Investors who bought Fleetwood Enterprises Inc. shares a little more than five years ago saw the value of their investment compare unfavorably with investments in other major RV and manufactured home producers during the last several months, according with a document Fleetwood filed Tuesday with the Securities & Exchange Commission (SEC).

Anyone investing $100 in Fleetwood on April 30, 1995, the last day of Fleetwood’s 1995 fiscal year, would have seen the value of their investment decline to $72.24 as of last April 30, the final day of Fleetwood’s fiscal year 2000, according to the SEC document.

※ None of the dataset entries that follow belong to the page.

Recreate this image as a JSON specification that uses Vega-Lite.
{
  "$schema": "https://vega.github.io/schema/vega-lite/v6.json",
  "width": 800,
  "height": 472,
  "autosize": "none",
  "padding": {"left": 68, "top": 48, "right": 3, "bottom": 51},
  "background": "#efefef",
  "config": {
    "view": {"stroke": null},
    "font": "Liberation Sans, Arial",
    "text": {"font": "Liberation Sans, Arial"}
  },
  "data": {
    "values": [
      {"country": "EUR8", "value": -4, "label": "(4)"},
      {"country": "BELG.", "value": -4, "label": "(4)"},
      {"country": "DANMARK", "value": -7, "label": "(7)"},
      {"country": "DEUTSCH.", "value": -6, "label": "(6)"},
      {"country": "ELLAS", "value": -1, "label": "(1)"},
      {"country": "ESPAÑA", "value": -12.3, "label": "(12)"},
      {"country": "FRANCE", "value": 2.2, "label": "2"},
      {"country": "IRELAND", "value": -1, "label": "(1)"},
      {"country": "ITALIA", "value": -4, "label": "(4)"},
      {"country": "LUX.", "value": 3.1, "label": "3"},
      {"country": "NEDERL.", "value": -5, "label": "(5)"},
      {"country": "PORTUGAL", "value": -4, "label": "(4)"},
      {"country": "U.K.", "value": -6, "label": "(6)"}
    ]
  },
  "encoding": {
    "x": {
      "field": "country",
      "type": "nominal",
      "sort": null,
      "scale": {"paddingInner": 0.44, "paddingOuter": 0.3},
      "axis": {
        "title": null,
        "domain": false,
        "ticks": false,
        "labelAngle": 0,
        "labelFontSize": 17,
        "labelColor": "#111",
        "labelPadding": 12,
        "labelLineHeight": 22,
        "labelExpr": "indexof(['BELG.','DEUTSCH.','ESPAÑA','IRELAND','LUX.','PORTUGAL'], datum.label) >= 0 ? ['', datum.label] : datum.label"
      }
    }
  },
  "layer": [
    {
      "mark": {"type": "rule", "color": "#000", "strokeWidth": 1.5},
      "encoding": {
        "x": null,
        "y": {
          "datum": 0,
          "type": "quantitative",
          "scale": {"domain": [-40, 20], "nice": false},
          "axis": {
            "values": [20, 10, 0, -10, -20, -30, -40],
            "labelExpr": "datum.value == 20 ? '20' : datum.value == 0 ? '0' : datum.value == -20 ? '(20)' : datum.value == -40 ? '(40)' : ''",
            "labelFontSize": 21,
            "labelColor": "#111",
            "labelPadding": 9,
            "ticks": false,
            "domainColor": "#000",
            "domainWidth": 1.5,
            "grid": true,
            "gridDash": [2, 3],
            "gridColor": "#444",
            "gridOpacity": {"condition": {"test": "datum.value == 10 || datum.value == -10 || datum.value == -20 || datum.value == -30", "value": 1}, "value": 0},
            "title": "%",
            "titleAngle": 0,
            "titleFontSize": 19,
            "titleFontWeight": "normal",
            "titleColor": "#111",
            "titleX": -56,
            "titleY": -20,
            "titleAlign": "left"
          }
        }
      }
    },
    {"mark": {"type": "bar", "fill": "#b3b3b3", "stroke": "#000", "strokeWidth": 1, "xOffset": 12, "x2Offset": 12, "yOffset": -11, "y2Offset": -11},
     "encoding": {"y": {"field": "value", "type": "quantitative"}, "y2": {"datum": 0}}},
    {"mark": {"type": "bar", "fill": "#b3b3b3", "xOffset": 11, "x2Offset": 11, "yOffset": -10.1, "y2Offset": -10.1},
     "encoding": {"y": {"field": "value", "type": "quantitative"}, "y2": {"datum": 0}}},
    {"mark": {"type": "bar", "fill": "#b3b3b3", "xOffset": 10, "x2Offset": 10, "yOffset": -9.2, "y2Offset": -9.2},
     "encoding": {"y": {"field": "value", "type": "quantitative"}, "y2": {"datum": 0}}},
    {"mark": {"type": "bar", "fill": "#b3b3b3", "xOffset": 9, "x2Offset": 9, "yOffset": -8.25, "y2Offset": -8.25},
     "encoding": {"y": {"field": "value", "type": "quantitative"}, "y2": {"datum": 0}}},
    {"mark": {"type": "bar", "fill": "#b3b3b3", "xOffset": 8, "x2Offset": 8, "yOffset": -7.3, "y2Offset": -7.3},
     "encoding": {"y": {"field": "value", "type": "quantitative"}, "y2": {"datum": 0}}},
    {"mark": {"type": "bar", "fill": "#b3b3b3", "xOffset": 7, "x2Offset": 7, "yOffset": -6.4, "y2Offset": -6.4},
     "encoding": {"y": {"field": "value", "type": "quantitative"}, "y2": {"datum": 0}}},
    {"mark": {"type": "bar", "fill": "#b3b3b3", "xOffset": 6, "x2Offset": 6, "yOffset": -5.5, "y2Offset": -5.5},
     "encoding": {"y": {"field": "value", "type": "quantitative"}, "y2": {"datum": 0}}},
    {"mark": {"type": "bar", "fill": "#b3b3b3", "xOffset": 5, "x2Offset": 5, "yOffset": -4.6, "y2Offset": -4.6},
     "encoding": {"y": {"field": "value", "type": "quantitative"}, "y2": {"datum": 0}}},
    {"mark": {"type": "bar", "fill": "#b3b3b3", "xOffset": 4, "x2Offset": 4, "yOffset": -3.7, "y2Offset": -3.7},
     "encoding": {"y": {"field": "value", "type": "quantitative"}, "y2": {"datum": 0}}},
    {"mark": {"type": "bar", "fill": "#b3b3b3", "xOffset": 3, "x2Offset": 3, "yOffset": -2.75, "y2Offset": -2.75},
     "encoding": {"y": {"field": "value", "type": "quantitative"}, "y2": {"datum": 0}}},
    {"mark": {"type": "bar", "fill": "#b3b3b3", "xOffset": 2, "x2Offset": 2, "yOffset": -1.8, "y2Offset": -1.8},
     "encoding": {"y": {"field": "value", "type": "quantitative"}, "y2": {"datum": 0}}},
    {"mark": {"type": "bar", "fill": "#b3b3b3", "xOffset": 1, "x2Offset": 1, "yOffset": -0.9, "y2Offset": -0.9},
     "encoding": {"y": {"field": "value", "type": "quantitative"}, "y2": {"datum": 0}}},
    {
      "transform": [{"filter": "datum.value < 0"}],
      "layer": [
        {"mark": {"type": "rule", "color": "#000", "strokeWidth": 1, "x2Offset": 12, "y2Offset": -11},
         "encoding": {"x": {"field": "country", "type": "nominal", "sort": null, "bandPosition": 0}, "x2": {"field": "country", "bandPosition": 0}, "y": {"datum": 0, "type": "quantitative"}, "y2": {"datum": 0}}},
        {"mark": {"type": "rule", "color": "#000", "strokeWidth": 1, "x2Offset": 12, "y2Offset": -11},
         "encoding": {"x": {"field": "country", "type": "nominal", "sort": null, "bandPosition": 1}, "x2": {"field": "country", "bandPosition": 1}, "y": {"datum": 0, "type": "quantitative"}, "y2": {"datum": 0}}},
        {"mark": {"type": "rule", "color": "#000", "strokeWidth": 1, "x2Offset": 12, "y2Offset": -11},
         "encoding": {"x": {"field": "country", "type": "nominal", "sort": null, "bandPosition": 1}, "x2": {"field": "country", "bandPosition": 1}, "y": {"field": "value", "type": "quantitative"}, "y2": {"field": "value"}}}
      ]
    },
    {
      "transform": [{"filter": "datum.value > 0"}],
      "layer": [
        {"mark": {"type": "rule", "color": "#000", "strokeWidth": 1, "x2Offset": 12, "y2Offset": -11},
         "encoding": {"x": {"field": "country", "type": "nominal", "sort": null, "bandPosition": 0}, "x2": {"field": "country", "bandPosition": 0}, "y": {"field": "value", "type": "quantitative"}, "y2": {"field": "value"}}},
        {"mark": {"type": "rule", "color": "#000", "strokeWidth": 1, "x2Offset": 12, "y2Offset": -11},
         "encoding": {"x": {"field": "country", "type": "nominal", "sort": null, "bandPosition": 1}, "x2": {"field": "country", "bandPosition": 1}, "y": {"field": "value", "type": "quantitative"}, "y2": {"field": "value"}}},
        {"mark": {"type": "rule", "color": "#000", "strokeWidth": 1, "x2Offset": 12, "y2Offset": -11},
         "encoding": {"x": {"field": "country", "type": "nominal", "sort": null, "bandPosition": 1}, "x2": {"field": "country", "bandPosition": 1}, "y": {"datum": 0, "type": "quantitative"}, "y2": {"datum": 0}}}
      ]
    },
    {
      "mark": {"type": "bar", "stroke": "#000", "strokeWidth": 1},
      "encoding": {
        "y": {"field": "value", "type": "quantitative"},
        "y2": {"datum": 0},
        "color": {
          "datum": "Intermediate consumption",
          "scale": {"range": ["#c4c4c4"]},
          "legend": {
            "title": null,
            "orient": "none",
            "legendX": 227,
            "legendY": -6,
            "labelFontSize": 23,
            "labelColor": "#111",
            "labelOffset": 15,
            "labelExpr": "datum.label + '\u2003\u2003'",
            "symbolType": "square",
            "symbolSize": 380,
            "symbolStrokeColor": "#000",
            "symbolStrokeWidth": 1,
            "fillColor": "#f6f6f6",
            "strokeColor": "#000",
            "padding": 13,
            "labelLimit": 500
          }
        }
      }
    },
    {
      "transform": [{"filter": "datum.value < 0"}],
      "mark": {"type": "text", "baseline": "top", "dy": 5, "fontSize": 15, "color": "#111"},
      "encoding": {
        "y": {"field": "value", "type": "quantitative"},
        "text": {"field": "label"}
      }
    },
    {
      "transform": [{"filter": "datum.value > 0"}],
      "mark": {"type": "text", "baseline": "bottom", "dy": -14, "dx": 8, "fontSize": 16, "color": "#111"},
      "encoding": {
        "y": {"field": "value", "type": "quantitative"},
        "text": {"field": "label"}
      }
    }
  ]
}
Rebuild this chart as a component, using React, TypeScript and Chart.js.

In comparison, $100 invested on April 30, 1995, in a portfolio of other RV and manufactured home firms would have grown to $164.45 as of last April 30.

The peer group portfolio includes RV firms Coachmen, Monaco, National RV, Thor and Winnebago. The manufactured housing firms in the portfolio include Champion, Clayton, Oakwood and Palm Harbor. Skyline, a RV and manufactured homebuilder, also is in the peer group portfolio, according to the SEC document.

Most of the decline in the value of a long-term investment in Fleetwood occurred during the last two years. The $100 invested in Fleetwood on April 30, 1995, grew to $214.64 as of April 26, 1998, but it declined to $134.05 as of April 25, 1999.

Investors who bought a portfolio including the companies comprising the S & P 500 would have seen the biggest capital gain. A $100 investment in the S & P 500 on April 30, 1995, would have grown to $308.39 as of last April 30, according to the SEC document filed by Fleetwood.